> **REQUIREMENTS**
Count, in the entries, the lines with "Emit". Answer with the number only.

> **Code that draws figures**
'''

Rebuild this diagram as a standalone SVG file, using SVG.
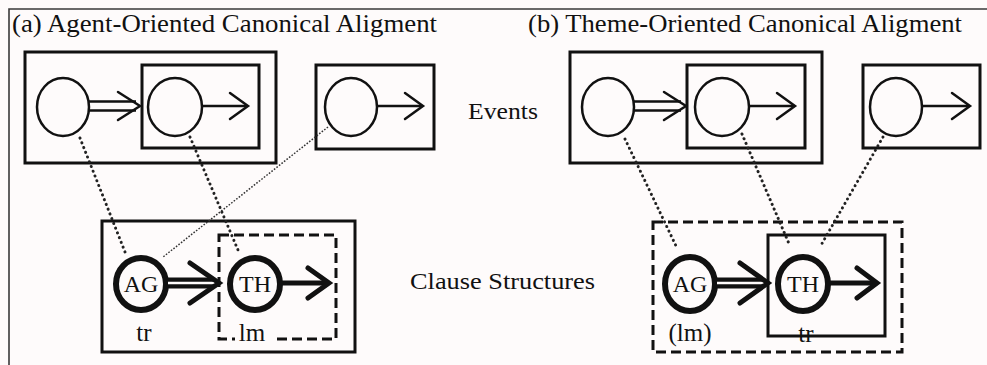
<svg xmlns="http://www.w3.org/2000/svg" width="987" height="365" viewBox="0 0 987 365">
  <defs>
    <style>
      .bg { fill: #fefbfb; }
      .frame { fill: none; stroke: #3a3a3a; stroke-width: 1.6; }
      .box { fill: none; stroke: #111; stroke-width: 3; }
      .dbox { fill: none; stroke: #111; stroke-width: 3; stroke-dasharray: 10 5; }
      .ev { fill: none; stroke: #111; stroke-width: 2.5; }
      .role { fill: none; stroke: #111; stroke-width: 6; }
      .thin { fill: none; stroke: #111; stroke-width: 2.5; }
      .head { fill: none; stroke: #111; stroke-width: 2.5; stroke-linecap: round; stroke-linejoin: miter; }
      .thick { fill: none; stroke: #111; stroke-width: 5; stroke-linecap: round; stroke-linejoin: miter; }
      .dbar { fill: none; stroke: #111; stroke-width: 11; }
      .dgap { fill: none; stroke: #fefbfb; stroke-width: 2.5; }
      .dot { fill: none; stroke: #222; stroke-width: 3; stroke-dasharray: 0.1 5; stroke-linecap: round; }
      .fine { fill: none; stroke: #333; stroke-width: 1.5; stroke-dasharray: 1.6 1.6; }
      text { font-family: "Liberation Serif", "DejaVu Serif", serif; fill: #111; }
      .title { font-size: 25px; }
      .side { font-size: 24px; }
      .cap { font-size: 24px; }
      .lab { font-size: 25px; }
    </style>
  </defs>

  <rect class="bg" x="0" y="0" width="987" height="365"/>
  <path class="frame" d="M9 365 V9 H987"/>

  <!-- headings -->
  <text class="title" x="12" y="32" textLength="425" lengthAdjust="spacingAndGlyphs">(a) Agent-Oriented Canonical Aligment</text>
  <text class="title" x="528" y="32" textLength="434" lengthAdjust="spacingAndGlyphs">(b) Theme-Oriented Canonical Aligment</text>
  <text class="side" x="468" y="119" textLength="70" lengthAdjust="spacingAndGlyphs">Events</text>
  <text class="side" x="410" y="289" textLength="185" lengthAdjust="spacingAndGlyphs">Clause Structures</text>

  <!-- panel (a): events -->
  <g id="a-event-outer">
    <rect class="box" x="25" y="52" width="251" height="111"/>
    <ellipse class="ev" cx="63" cy="107" rx="26" ry="29"/>
    <path class="thin" d="M89 101.5 H136 M89 110.5 H136"/>
    <path class="head" d="M118 92 L140 106 L118 120"/>
  </g>
  <g id="a-event-inner">
    <rect class="box" x="142" y="65" width="117" height="83"/>
    <ellipse class="ev" cx="175" cy="107" rx="27" ry="29"/>
    <path class="thin" d="M202 106 H246"/>
    <path class="head" d="M230 93 L248 106 L230 119"/>
  </g>
  <g id="a-event-right">
    <rect class="box" x="316" y="65" width="118" height="84"/>
    <ellipse class="ev" cx="351" cy="107" rx="26" ry="29"/>
    <path class="thin" d="M377 106 H421"/>
    <path class="head" d="M405 93 L423 106 L405 119"/>
  </g>

  <!-- panel (a): clause structure -->
  <g id="a-clause">
    <rect class="box" x="102" y="221" width="253" height="131"/>
    <rect class="dbox" x="219" y="235" width="117" height="104"/>
  </g>
  <g id="a-ag">
    <ellipse class="role" cx="141" cy="284" rx="25" ry="26"/>
    <text class="cap" x="141" y="292" text-anchor="middle">AG</text>
    <text class="lab" x="144" y="341" text-anchor="middle">tr</text>
  </g>
  <g id="a-th">
    <ellipse class="role" cx="255" cy="284" rx="25" ry="26"/>
    <text class="cap" x="255" y="292" text-anchor="middle">TH</text>
    <rect class="bg" x="235" y="331" width="38" height="14"/>
    <text class="lab" x="252" y="341" text-anchor="middle">lm</text>
  </g>

  <!-- panel (b): events -->
  <g id="b-event-outer">
    <rect class="box" x="570" y="52" width="252" height="111"/>
    <ellipse class="ev" cx="608" cy="107" rx="26" ry="29"/>
    <path class="thin" d="M634 101.5 H681 M634 110.5 H681"/>
    <path class="head" d="M664 92 L686 106 L664 120"/>
  </g>
  <g id="b-event-inner">
    <rect class="box" x="687" y="65" width="118" height="83"/>
    <ellipse class="ev" cx="722" cy="107" rx="27" ry="29"/>
    <path class="thin" d="M749 106 H793"/>
    <path class="head" d="M777 93 L795 106 L777 119"/>
  </g>
  <g id="b-event-right">
    <rect class="box" x="863" y="65" width="117" height="83"/>
    <ellipse class="ev" cx="896" cy="107" rx="26" ry="29"/>
    <path class="thin" d="M922 106 H968"/>
    <path class="head" d="M952 93 L970 106 L952 119"/>
  </g>

  <!-- panel (b): clause structure -->
  <g id="b-ag">
    <ellipse class="role" cx="690" cy="284" rx="25" ry="27"/>
    <text class="cap" x="690" y="292" text-anchor="middle">AG</text>
    <text class="lab" x="690" y="341" text-anchor="middle">(lm)</text>
  </g>
  <g id="b-th">
    <ellipse class="role" cx="803" cy="284" rx="25" ry="27"/>
    <text class="cap" x="803" y="292" text-anchor="middle">TH</text>
    <text class="lab" x="806" y="342" text-anchor="middle">tr</text>
  </g>
  <g id="b-clause">
    <rect class="dbox" x="653" y="222" width="249" height="130"/>
    <rect class="box" x="768" y="235" width="117" height="101"/>
  </g>

  <!-- connectors -->
  <g id="connectors">
    <!-- clause arrows -->
    <path class="dbar" d="M166 283 H214"/>
    <path class="dgap" d="M168 283 H214"/>
    <path class="thick" d="M190 263 L219 283 L190 303"/>
    <path class="thick" d="M282 283 H327"/>
    <path class="thick" d="M308 268 L329 283 L308 298"/>

    <path class="dbar" d="M715 283 H763"/>
    <path class="dgap" d="M717 283 H763"/>
    <path class="thick" d="M740 263 L768 283 L740 303"/>
    <path class="thick" d="M829 283 H874"/>
    <path class="thick" d="M857 268 L877 283 L857 298"/>

    <!-- event-to-participant correspondences -->
    <path class="dot" d="M80 138 L125 252"/>
    <path class="dot" d="M190 137 L238 250"/>
    <path class="fine" d="M328 127 L163 257"/>

    <path class="dot" d="M625 139 L677 248"/>
    <path class="dot" d="M742 134 L790 246"/>
    <path class="dot" d="M883 137 L820 247"/>
  </g>
</svg>
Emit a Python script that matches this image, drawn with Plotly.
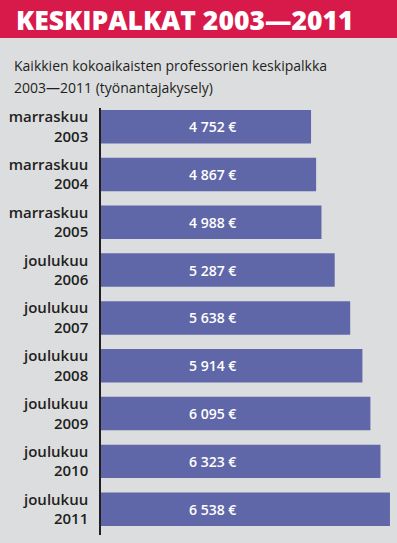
import plotly.graph_objects as go

W, H = 397, 543

months = ["marraskuu", "marraskuu", "marraskuu", "joulukuu", "joulukuu",
          "joulukuu", "joulukuu", "joulukuu", "joulukuu"]
years = ["2003", "2004", "2005", "2006", "2007", "2008", "2009", "2010", "2011"]
salaries = [4752, 4867, 4988, 5287, 5638, 5914, 6095, 6323, 6538]

title_text = "KESKIPALKAT 2003—2011"
subtitle_lines = ["Kaikkien kokoaikaisten professorien keskipalkka",
                  "2003—2011 (työnantajakysely)"]

RED = "#d81a4a"
GREY = "#dcdddf"
BAR = "#6067a8"
DARK = "#231f20"
FONT = "Open Sans"

cats = list(range(len(years)))
ticktext = [f"{m}<br>{y}" for m, y in zip(months, years)]

def fmt(v):
    return f"{v:,}".replace(",", " ") + " €"

fig = go.Figure()
fig.add_trace(go.Bar(
    x=salaries, y=cats, orientation="h",
    marker=dict(color=BAR, line=dict(width=0)),
    width=0.70, hoverinfo="skip",
))

px0 = 101
fig.update_layout(
    width=W, height=H,
    margin=dict(l=0, r=0, t=0, b=0, autoexpand=False),
    paper_bgcolor=GREY, plot_bgcolor=GREY,
    showlegend=False,
    xaxis=dict(domain=[px0 / W, 1], range=[0, 296 / 0.0442],
               visible=False, fixedrange=True),
    yaxis=dict(domain=[8 / H, 1 - 108 / H], range=[8.54, -0.39],
               tickmode="array", tickvals=cats, ticktext=ticktext,
               showline=True, linecolor=DARK, linewidth=1.5,
               showgrid=False, zeroline=False, ticks="",
               ticklabelstandoff=8,
               tickfont=dict(family=FONT, size=15, color=DARK, weight=600)),
    shapes=[dict(type="rect", xref="paper", yref="paper",
                 x0=0, x1=1, y0=1 - 38 / H, y1=1,
                 fillcolor=RED, line=dict(width=0), layer="below")],
)

fig.add_annotation(text=title_text, xref="paper", yref="paper",
                   x=14 / W, y=1 - 20 / H, xanchor="left", yanchor="middle",
                   showarrow=False,
                   font=dict(family=FONT, size=26.5, color="white", weight=800))
for line, ypx in zip(subtitle_lines, [65, 87]):
    fig.add_annotation(text=line, xref="paper", yref="paper",
                       x=12 / W, y=1 - ypx / H, xanchor="left", yanchor="middle",
                       align="left", showarrow=False,
                       font=dict(family=FONT, size=14, color=DARK))

for c, v in zip(cats, salaries):
    fig.add_annotation(text=fmt(v), xref="paper", yref="y",
                       x=187 / W, y=c, xanchor="left", yanchor="middle",
                       showarrow=False,
                       font=dict(family=FONT, size=14, color="white", weight=600))

fig.write_html("out.html", config={"displayModeBar": False},
               post_script="document.body.style.margin='0';"
                           "document.body.style.overflow='hidden';")
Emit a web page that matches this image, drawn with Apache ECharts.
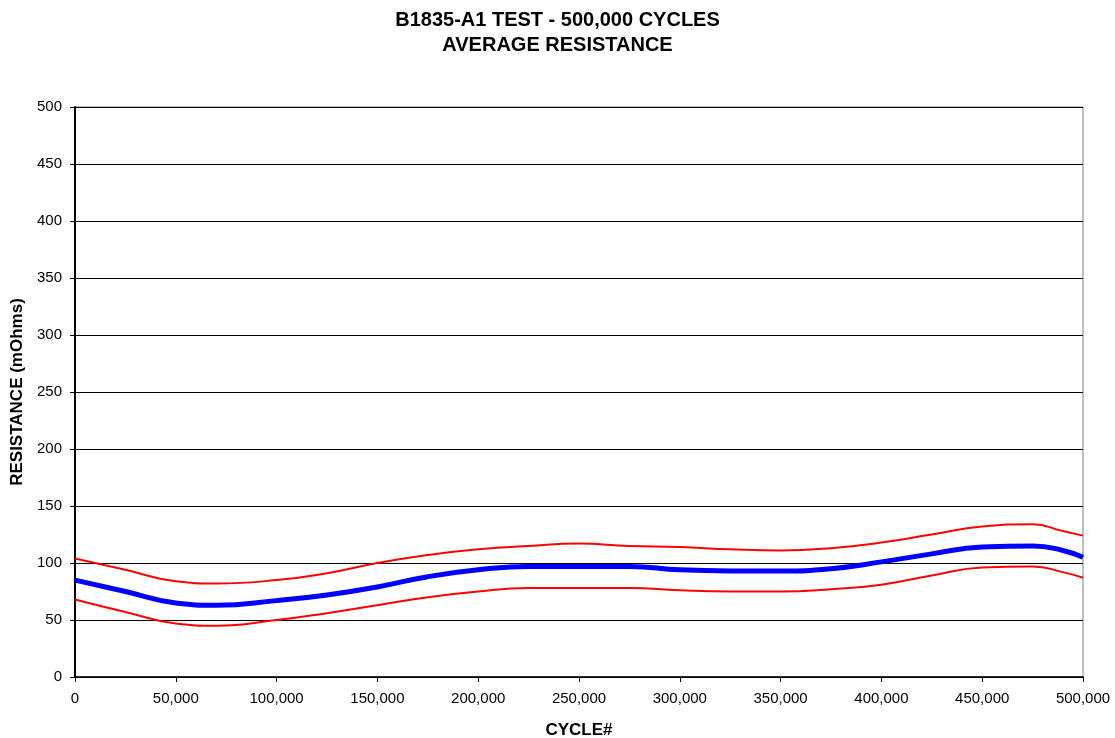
<!DOCTYPE html>
<html>
<head>
<meta charset="utf-8">
<script src="https://cdn.jsdelivr.net/npm/echarts@6/dist/echarts.min.js"></script>
<style>html,body{margin:0;padding:0;background:#fff}#c{width:1115px;height:738px}</style>
</head>
<body>
<div id="c"></div>
<script>
const cycles = [0,25000,50000,70000,100000,125000,150000,175000,200000,225000,250000,275000,300000,325000,350000,375000,400000,425000,450000,475000,490000,500000];
const average = [85,75,65,63,67,72,79,88,94,97,97,97,94,93,93,95,101,108,114,115,111,105];
const upper   = [104,94,84,82,85,91,100,107,112,115,117,115,114,112,111,113,118,125,132,134,128,124];
const lower   = [68,57,47,45,50,56,63,70,75,78,78,78,76,75,75,77,81,89,96,97,92,87];
const xTicks = [0,50000,100000,150000,200000,250000,300000,350000,400000,450000,500000];

const pairs = a => cycles.map((c,i)=>[c,a[i]]);
const font = 'Liberation Sans, Arial, sans-serif';
const chart = echarts.init(document.getElementById('c'));
chart.setOption({
  animation:false,
  backgroundColor:'#fff',
  title:{text:'B1835-A1 TEST - 500,000 CYCLES\nAVERAGE RESISTANCE',left:'center',top:3,
    textStyle:{fontFamily:font,fontSize:20,fontWeight:'bold',color:'#000',lineHeight:25}},
  grid:{left:75,right:32,top:107,bottom:61,show:true,borderColor:'#808080',borderWidth:1,
    containLabel:false,outerBoundsMode:'none'},
  xAxis:{type:'value',min:0,max:500000,interval:50000,
    name:'CYCLE#',nameLocation:'middle',nameGap:45,
    nameTextStyle:{fontFamily:font,fontSize:17,fontWeight:'bold',color:'#000'},
    axisLine:{lineStyle:{color:'#000',width:1.5}},
    axisTick:{show:true,length:5,lineStyle:{color:'#000'}},
    axisLabel:{fontFamily:font,fontSize:15,color:'#000',margin:14,
      formatter:v=>v.toLocaleString('en-US')},
    splitLine:{show:false}},
  yAxis:{type:'value',min:0,max:500,interval:50,
    name:'RESISTANCE (mOhms)',nameLocation:'middle',nameGap:48,nameRotate:90,
    nameTextStyle:{fontFamily:font,fontSize:17,fontWeight:'bold',color:'#000'},
    axisLine:{show:true,lineStyle:{color:'#000',width:2}},
    axisTick:{show:true,length:5,lineStyle:{color:'#000'}},
    axisLabel:{fontFamily:font,fontSize:15,color:'#000',margin:13},
    splitLine:{show:true,lineStyle:{color:'#000',width:1}}},
  series:[
    {name:'upper',type:'line',data:pairs(upper),smooth:true,symbol:'none',lineStyle:{color:'#ff0000',width:2}},
    {name:'lower',type:'line',data:pairs(lower),smooth:true,symbol:'none',lineStyle:{color:'#ff0000',width:2}},
    {name:'average',type:'line',data:pairs(average),smooth:true,symbol:'none',lineStyle:{color:'#0000ff',width:5}}
  ]
});
</script>
</body>
</html>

'''

> **COMPLETED EXERCISE**
2